▶ [Data for this task]
# # # #
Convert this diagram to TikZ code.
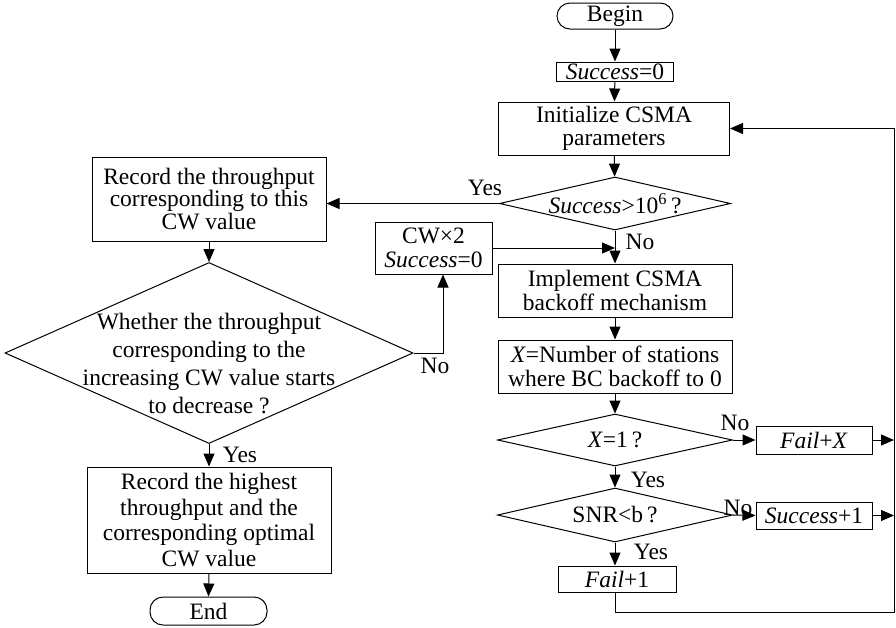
# # # #
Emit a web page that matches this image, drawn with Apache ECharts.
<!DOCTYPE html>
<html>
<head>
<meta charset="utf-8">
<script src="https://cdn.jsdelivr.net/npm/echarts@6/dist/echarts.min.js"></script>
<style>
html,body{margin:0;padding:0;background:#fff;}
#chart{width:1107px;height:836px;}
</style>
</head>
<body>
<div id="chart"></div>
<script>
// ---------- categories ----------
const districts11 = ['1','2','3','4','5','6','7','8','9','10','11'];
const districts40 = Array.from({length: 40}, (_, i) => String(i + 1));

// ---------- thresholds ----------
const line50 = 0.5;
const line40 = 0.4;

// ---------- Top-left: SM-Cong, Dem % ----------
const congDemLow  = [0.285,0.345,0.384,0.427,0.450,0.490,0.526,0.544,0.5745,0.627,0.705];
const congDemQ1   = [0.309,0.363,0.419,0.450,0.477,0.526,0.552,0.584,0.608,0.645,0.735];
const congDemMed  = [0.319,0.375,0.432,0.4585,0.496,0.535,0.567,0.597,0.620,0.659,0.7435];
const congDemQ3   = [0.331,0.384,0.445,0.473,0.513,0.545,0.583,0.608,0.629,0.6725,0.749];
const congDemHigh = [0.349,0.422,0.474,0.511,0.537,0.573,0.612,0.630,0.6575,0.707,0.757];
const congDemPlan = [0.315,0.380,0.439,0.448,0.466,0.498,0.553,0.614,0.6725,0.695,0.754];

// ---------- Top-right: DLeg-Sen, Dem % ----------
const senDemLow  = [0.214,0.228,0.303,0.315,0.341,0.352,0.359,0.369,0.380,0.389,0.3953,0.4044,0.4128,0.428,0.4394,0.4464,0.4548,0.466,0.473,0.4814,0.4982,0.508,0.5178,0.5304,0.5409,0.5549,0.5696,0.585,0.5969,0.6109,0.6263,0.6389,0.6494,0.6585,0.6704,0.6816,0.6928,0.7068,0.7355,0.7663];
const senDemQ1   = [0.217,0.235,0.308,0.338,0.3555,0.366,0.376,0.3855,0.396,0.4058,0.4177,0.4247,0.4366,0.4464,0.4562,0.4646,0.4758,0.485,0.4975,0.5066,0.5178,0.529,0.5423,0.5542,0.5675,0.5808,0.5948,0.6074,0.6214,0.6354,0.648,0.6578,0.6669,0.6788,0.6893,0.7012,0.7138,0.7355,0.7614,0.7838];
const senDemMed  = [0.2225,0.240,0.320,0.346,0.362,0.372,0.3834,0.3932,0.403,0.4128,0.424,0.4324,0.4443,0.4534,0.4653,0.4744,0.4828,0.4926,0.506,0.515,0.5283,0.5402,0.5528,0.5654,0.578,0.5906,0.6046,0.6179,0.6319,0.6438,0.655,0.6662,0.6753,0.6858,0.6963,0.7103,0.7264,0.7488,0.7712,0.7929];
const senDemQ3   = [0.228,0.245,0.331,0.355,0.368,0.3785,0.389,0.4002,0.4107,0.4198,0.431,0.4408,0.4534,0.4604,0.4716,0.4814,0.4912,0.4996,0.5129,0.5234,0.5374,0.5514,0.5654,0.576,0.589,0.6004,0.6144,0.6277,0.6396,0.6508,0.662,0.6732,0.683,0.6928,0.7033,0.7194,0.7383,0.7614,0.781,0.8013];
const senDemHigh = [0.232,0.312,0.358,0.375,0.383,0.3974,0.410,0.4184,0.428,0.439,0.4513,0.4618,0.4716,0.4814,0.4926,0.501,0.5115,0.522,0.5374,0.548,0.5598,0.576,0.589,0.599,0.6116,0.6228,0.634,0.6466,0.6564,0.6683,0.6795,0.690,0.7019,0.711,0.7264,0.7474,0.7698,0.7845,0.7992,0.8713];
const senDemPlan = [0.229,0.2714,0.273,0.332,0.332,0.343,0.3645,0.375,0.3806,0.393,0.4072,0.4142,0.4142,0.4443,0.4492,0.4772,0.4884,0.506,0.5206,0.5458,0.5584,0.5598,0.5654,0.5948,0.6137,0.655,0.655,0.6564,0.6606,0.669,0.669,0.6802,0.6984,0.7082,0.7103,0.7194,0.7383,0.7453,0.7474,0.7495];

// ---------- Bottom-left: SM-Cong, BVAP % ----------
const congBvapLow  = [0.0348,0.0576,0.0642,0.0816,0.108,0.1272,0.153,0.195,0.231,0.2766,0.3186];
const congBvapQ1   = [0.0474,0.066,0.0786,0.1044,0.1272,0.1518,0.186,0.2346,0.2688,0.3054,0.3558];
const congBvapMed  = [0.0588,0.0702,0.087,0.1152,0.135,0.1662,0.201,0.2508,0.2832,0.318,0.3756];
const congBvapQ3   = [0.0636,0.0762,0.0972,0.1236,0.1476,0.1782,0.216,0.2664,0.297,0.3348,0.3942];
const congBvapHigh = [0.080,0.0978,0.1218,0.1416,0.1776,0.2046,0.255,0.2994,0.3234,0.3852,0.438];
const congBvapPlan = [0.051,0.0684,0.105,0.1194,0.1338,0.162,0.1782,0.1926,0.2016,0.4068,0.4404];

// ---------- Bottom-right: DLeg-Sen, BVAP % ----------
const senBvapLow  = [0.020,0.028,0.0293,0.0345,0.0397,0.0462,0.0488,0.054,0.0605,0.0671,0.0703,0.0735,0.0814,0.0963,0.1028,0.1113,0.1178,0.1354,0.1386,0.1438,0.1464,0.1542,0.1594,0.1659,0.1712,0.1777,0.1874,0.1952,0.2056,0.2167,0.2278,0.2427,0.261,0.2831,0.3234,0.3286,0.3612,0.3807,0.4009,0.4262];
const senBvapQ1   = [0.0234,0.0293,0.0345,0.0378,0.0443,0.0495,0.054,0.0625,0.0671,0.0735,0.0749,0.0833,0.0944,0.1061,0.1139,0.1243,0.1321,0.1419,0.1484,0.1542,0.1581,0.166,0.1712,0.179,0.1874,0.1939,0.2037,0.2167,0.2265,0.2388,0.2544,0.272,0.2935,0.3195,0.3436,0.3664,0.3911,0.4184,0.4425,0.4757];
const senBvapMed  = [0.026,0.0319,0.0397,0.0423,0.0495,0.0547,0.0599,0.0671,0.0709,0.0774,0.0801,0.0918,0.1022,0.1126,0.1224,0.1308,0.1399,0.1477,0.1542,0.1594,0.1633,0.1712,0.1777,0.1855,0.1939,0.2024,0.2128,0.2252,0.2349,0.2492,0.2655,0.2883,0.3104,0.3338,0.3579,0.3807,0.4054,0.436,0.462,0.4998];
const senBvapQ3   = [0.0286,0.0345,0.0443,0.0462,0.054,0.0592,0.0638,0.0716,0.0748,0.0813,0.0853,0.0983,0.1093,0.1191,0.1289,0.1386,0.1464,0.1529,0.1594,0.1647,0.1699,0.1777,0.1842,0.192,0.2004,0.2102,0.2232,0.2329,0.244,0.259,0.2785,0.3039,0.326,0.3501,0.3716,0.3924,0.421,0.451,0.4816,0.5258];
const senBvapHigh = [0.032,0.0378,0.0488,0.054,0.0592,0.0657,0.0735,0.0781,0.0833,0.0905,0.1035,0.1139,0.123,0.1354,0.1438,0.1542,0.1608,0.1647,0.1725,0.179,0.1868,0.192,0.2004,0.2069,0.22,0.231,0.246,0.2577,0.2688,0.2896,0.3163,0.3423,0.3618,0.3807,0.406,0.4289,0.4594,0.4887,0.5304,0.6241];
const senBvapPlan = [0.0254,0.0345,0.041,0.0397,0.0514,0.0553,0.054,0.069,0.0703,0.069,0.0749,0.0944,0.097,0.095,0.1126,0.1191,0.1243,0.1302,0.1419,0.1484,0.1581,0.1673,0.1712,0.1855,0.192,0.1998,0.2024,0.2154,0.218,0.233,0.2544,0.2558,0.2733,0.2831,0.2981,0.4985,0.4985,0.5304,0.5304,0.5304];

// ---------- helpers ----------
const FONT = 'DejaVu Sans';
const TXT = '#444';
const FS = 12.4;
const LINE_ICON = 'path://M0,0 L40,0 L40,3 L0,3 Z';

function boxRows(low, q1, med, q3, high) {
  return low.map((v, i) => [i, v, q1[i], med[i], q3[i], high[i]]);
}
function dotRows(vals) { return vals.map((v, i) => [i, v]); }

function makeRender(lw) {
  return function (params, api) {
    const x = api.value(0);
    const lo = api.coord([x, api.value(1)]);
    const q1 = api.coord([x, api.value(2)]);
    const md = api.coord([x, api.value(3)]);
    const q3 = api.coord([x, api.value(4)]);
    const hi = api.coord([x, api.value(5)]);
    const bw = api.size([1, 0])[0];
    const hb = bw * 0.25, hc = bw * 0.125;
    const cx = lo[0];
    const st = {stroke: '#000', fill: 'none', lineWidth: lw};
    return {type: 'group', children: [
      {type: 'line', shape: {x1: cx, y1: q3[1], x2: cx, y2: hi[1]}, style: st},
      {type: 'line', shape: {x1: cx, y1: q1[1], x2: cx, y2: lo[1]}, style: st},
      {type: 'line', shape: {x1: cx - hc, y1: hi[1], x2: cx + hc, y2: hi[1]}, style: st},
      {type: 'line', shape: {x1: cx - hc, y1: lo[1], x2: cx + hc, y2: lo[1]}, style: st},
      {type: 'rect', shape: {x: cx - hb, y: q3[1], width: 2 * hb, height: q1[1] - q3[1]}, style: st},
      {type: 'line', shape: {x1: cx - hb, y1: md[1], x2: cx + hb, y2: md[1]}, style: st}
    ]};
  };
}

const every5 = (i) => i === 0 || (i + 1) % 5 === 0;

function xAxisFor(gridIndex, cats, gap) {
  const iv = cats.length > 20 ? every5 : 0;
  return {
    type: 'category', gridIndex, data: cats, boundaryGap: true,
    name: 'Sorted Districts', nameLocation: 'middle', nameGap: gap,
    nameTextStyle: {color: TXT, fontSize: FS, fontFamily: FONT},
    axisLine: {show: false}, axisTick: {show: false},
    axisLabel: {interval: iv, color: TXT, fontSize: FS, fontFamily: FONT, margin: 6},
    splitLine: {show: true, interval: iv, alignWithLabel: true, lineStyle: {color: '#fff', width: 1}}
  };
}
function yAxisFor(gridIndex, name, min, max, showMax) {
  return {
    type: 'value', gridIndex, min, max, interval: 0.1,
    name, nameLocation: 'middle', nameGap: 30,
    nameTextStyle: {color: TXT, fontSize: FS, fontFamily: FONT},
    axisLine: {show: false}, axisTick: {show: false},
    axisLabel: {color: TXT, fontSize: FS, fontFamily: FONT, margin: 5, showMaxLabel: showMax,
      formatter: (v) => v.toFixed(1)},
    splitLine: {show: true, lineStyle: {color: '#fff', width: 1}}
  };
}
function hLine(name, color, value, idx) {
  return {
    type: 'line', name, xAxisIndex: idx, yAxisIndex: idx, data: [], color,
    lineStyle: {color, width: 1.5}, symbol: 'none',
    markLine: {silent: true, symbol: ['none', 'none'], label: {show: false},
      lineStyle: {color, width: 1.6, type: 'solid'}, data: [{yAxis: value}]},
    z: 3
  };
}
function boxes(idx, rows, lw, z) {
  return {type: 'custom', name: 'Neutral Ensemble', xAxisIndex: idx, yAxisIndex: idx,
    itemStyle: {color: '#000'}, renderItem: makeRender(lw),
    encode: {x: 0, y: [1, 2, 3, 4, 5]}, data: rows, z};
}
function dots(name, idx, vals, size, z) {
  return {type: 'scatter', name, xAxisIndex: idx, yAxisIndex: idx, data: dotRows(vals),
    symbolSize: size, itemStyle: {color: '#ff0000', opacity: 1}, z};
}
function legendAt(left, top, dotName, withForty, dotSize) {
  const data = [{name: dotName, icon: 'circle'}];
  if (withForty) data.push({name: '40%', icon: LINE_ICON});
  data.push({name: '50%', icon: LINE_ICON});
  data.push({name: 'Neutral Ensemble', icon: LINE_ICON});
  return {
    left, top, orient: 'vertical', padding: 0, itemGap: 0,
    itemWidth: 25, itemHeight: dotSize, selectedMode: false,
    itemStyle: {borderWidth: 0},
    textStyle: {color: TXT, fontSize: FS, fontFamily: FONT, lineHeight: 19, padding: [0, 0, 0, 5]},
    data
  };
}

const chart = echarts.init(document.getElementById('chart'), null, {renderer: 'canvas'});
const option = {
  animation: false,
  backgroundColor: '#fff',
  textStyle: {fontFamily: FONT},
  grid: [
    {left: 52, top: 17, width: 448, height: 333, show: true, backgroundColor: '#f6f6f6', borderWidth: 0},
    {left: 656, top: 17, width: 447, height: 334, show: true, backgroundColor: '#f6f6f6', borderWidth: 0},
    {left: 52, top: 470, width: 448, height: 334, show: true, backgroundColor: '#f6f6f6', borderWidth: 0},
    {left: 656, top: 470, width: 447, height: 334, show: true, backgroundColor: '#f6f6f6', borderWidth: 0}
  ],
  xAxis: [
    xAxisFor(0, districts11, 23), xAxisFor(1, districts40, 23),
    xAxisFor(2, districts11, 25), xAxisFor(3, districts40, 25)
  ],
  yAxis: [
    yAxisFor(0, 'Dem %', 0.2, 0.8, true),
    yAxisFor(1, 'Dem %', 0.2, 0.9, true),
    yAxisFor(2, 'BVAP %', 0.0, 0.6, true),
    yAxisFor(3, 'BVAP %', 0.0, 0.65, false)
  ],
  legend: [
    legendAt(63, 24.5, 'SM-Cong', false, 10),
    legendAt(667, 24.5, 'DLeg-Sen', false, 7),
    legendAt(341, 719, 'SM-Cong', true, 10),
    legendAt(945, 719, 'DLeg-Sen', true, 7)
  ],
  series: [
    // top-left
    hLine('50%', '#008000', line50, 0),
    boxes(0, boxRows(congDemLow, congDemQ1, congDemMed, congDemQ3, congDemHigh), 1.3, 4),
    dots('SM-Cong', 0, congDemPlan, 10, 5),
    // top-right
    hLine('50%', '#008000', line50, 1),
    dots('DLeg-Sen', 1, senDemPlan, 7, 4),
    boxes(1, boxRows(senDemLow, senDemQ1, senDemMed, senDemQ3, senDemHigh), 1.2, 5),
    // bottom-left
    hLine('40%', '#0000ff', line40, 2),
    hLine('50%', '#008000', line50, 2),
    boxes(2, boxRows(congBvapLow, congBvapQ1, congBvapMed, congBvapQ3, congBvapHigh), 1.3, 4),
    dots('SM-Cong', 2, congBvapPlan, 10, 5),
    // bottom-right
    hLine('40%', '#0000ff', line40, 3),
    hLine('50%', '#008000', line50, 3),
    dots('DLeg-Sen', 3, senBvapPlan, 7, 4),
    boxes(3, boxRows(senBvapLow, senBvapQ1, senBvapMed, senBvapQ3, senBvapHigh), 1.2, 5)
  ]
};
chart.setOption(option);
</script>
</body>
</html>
# # # #
▶ [Exercise goal] Extract exactly and only the lines above from the line containing "Emit a web page" through the line containing "const line40 = 0.4;", both end lines included.

▶ [Written response]
Emit a web page that matches this image, drawn with Apache ECharts.
<!DOCTYPE html>
<html>
<head>
<meta charset="utf-8">
<script src="https://cdn.jsdelivr.net/npm/echarts@6/dist/echarts.min.js"></script>
<style>
html,body{margin:0;padding:0;background:#fff;}
#chart{width:1107px;height:836px;}
</style>
</head>
<body>
<div id="chart"></div>
<script>
// ---------- categories ----------
const districts11 = ['1','2','3','4','5','6','7','8','9','10','11'];
const districts40 = Array.from({length: 40}, (_, i) => String(i + 1));

// ---------- thresholds ----------
const line50 = 0.5;
const line40 = 0.4;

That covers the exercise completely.